Exercise details:
Extract word for word the lines of the listing from its start to the line holding "year_labels = [str(y) for y in years]", both ends kept; pictures are not part of the copy.

Source excerpt:
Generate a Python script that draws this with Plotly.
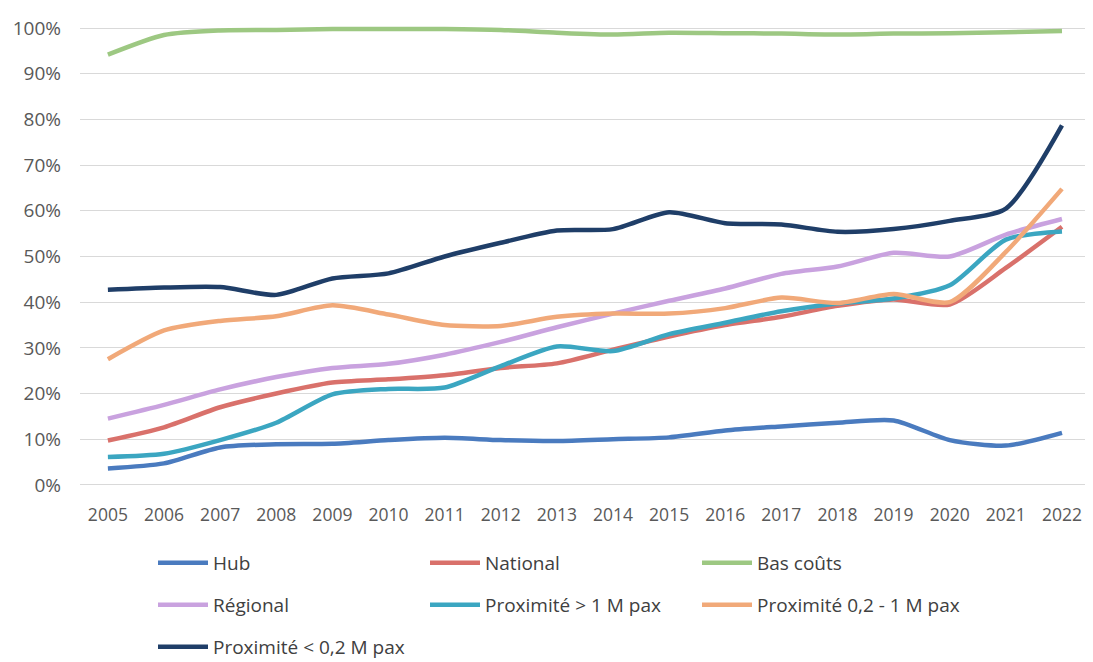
import plotly.graph_objects as go

years = list(range(2005, 2023))
year_labels = [str(y) for y in years]

hub = [3.6, 4.7, 8.2, 8.9, 9.0, 9.8, 10.3, 9.8, 9.6, 10.0, 10.4, 11.9, 12.8, 13.6, 14.1, 9.8, 8.6, 11.4]
national = [9.7, 12.6, 17.0, 20.0, 22.4, 23.1, 24.0, 25.6, 26.6, 29.6, 32.5, 35.0, 36.8, 39.2, 40.6, 39.5, 47.5, 56.5]
bas_couts = [94.2, 98.5, 99.5, 99.6, 99.8, 99.8, 99.8, 99.6, 99.0, 98.6, 99.0, 98.9, 98.8, 98.6, 98.8, 98.9, 99.1, 99.4]
regional = [14.5, 17.5, 20.9, 23.6, 25.6, 26.5, 28.5, 31.3, 34.5, 37.5, 40.3, 43.0, 46.2, 47.8, 50.8, 50.0, 54.8, 58.2]
prox_gt1 = [6.1, 6.8, 9.8, 13.6, 19.8, 21.0, 21.3, 26.0, 30.3, 29.3, 33.0, 35.5, 38.0, 39.7, 40.8, 43.7, 53.7, 55.5]
prox_02_1 = [27.5, 33.8, 35.9, 36.9, 39.3, 37.3, 35.0, 34.8, 36.8, 37.5, 37.5, 38.7, 41.0, 39.8, 41.8, 40.0, 51.0, 64.8]
prox_lt02 = [42.7, 43.2, 43.3, 41.6, 45.2, 46.3, 50.0, 53.0, 55.7, 56.0, 59.7, 57.3, 57.0, 55.4, 56.0, 57.8, 60.5, 78.7]

series = [
    ("Hub", hub, "#4a7bbf", "legend"),
    ("National", national, "#d9716b", "legend"),
    ("Bas coûts", bas_couts, "#9dc882", "legend"),
    ("Régional", regional, "#c9a2df", "legend2"),
    ("Proximité > 1 M pax", prox_gt1, "#3ba6c1", "legend2"),
    ("Proximité 0,2 - 1 M pax", prox_02_1, "#f1a979", "legend2"),
    ("Proximité < 0,2 M pax", prox_lt02, "#1f3e68", "legend3"),
]

fig = go.Figure()
for name, vals, color, lg in series:
    fig.add_trace(go.Scatter(
        x=years, y=[v / 100 for v in vals], name=name, mode="lines",
        line=dict(color=color, width=4.5, shape="spline", smoothing=0.7),
        legend=lg,
    ))

# page has an 8px body margin; the figure is sized to fit the visible window
W, H = 1077, 654
L, R, T, B = 72, 0, 11, 168

legend_font = dict(family="Open Sans, sans-serif", size=19, color="#404040")
common = dict(orientation="h", xref="container", yref="container", xanchor="left", yanchor="middle",
              entrywidth=207, entrywidthmode="pixels", itemwidth=50, font=legend_font,
              bgcolor="rgba(0,0,0,0)", traceorder="normal", itemclick=False)

def cy(py):
    return 1 - py / H

fig.update_layout(
    width=W, height=H,
    margin=dict(l=L, r=R, t=T, b=B, autoexpand=False),
    paper_bgcolor="white", plot_bgcolor="white",
    font=dict(family="Open Sans, sans-serif", color="#595959", size=19),
    xaxis=dict(range=[2004.503, 2022.41], tickmode="array", tickvals=years, ticktext=year_labels,
               showgrid=False, zeroline=False, showline=False, ticks="", ticklabelstandoff=8,
               ticklabeloverflow="allow", automargin=False, tickfont=dict(size=17.5, color="#595959")),
    yaxis=dict(range=[-0.02, 1.02], tickvals=[i / 10 for i in range(11)], tickformat=".0%",
               showgrid=True, gridcolor="#d9d9d9", gridwidth=1.2, zeroline=False, showline=False,
               ticks="", ticklabelstandoff=18, automargin=False, tickfont=dict(size=19, color="#595959")),
    legend=dict(x=145 / W, y=cy(555), **common),
    legend2=dict(x=145 / W, y=cy(597), **common),
    legend3=dict(x=145 / W, y=cy(639), **common),
    showlegend=True,
)

fig.write_html("out.html")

Correct answer:
Generate a Python script that draws this with Plotly.
import plotly.graph_objects as go

years = list(range(2005, 2023))
year_labels = [str(y) for y in years]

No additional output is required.